Separate public transport for women

Women in western countries often complain about sexual harassment on public transport. In Britain there is a website and a Twitter account which collect women’s experiences of ‘everyday sexism’: harassment on public transport is a prominent theme.

Generalised feminist anger at men’s behaviour is however inappropriate. There is simple answer to the problem, it has been tested in practice, and it works: gender segregation on public transport. It usually means separate carriages for women on urban metro systems. These trains are composed of multiple carriages (‘cars’ in US usage), so that a specific carriage can be reserved for women. Some buses are also segregated, meaning that one section of a single vehicle is reserved for women. A single vehicle can be reserved for women, at present only in the form of women-only taxis.

Gender-segregated public transport is a good example of how to create a parallel society for women, suggested here earlier as a state response to feminism.

The public transport system in a large European city typically includes a metro, a regional metro or commuter rail lines, bus services, and night bus services. Metro and commuter trains can certainly include a separate women-only section: no technical modifications are required. On some stations, it may be possible to allocate a separate waiting area on the platform, so that women could directly access the women-only section of the train. Separate station access would only be possible in rare cases. Underground stations must keep all passageways open for emergencies, so separate women’s entry/exit is impossible there.

Modern city buses are designed to open all doors at stops, for quick entrance and exit. Usually, the only possible segregated area is at the rear, without a separate door. An alternative to segregating each bus, is separate women-only buses on high-frequency routes. For instance, every alternate bus could be women-only: that might apply only at peak times. Again no technical modifications are needed, just an indication of which bus is for women.

Women-only buses are certainly the solution for night bus routes, which probably carry the highest risk of harassment. Frequencies are typically low, so the segregated buses would run just after each other. That double provision would need to be subsidised.

Intercity trains are be more difficult to partition: the number of doors is limited, and passengers may need to walk along the train. However, for reasons that are worth investigating, women don’t seem to report harassment on long-distance trains. (In some countries they are much more expensive than other trains, and therefore socially segregated already).

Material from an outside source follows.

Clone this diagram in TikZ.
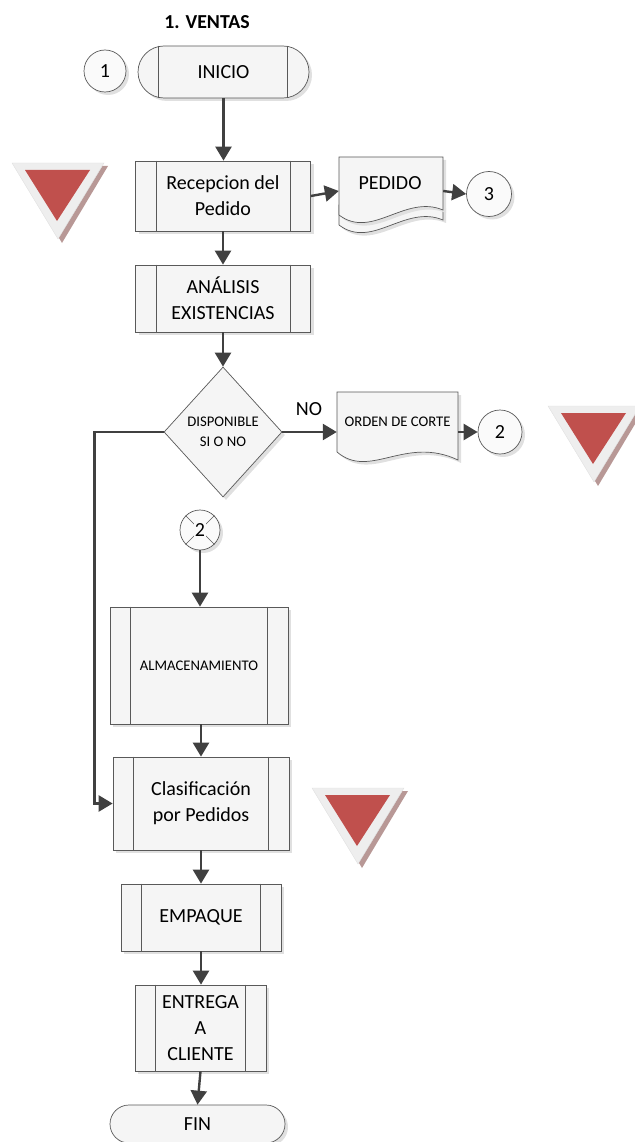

In some city centres it may be possible to segregate pedestrian access to public transport. That could be done with short sections of women-only street, and in some areas perhaps a few women-only bus stops. Pavements can in theory be segregated, with a longitudinal women-only strip, about 4 metres wide. Obviously, this kind of provision is not possible in narrow streets.

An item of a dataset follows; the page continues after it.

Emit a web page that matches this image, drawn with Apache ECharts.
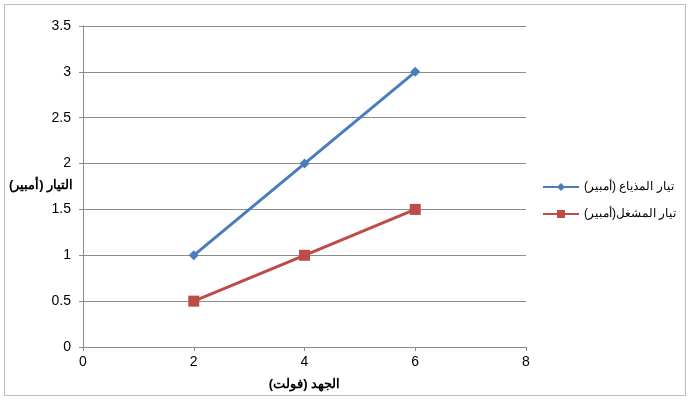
<!DOCTYPE html>
<html><head><meta charset="utf-8">
<script src="https://cdn.jsdelivr.net/npm/echarts@6/dist/echarts.min.js"></script>
<style>html,body{margin:0;padding:0;background:#fff}#c{width:690px;height:400px}</style>
</head><body><div id="c"></div>
<script>
const xValues = [2, 4, 6];
const radioCurrent = [1, 2, 3];
const playerCurrent = [0.5, 1, 1.5];
const seriesNames = ['تيار المذياع (أمبير)', 'تيار المشغل(أمبير)'];
const xTitle = 'الجهد (فولت)';
const yTitle = 'التيار (أمبير)';

const chart = echarts.init(document.getElementById('c'));
const font = 'Liberation Sans, Arial, sans-serif';
chart.setOption({
  animation: false,
  textStyle: {fontFamily: font},
  graphic: [
    {type: 'rect', shape: {x: 4.5, y: 4.5, width: 681, height: 391}, style: {fill: 'none', stroke: '#bdbdbd', lineWidth: 1}},
    {type: 'text', left: 9, top: 179, style: {text: yTitle, fill: '#000', font: 'bold 13px Liberation Sans, Arial, sans-serif'}}
  ],
  grid: {left: 83, right: 164, top: 26, bottom: 53, outerBoundsMode: 'none', containLabel: false},
  legend: {
    orient: 'vertical', left: 537, top: 176, itemGap: 15, itemWidth: 36, itemHeight: 10,
    textStyle: {fontSize: 12, color: '#000', fontFamily: font},
    data: seriesNames
  },
  xAxis: {
    type: 'value', min: 0, max: 8, interval: 2,
    name: xTitle, nameLocation: 'middle', nameGap: 31,
    nameTextStyle: {fontSize: 13, fontWeight: 'bold', color: '#000'},
    axisLine: {show: true, lineStyle: {color: '#8c8c8c'}},
    axisTick: {show: true, length: 4, lineStyle: {color: '#8c8c8c'}},
    axisLabel: {fontSize: 14, color: '#000', margin: 8},
    splitLine: {show: false}
  },
  yAxis: {
    type: 'value', min: 0, max: 3.5, interval: 0.5,
    axisLine: {show: true, lineStyle: {color: '#8c8c8c'}},
    axisTick: {show: true, length: 4, lineStyle: {color: '#8c8c8c'}},
    axisLabel: {fontSize: 14, color: '#000', margin: 12},
    splitLine: {show: true, lineStyle: {color: '#8c8c8c'}}
  },
  series: [
    {name: seriesNames[0], type: 'line', data: xValues.map((x, i) => [x, radioCurrent[i]]),
     symbol: 'diamond', symbolSize: 10, itemStyle: {color: '#4A7EBB'}, lineStyle: {width: 3, color: '#4A7EBB'}},
    {name: seriesNames[1], type: 'line', data: xValues.map((x, i) => [x, playerCurrent[i]]),
     symbol: 'rect', symbolSize: 11, itemStyle: {color: '#BE4B48'}, lineStyle: {width: 3, color: '#BE4B48'}}
  ]
});
</script></body></html>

Women-only taxis, on the other hand, require no specific investment, infrastructure, or technical changes. It is merely a question of organising them, with perhaps a limited initial subsidy. After that, the economics are the same as that of any other taxi. In some countries, women-only taxis and buses, and separate space on trains, might conflict with anti-discrimination laws, which need amending.

Gender segregation in public transport is a good example of how segregation works in a positive way, and benefits the weak. It can serve as a model for other forms of segregation in public transport, and for other forms of women-only facilities in traditionally mixed services. Obviously women need many more separate facilities, to enable then to avoid men entirely, but that is no reason to avoid limited-scale innovations.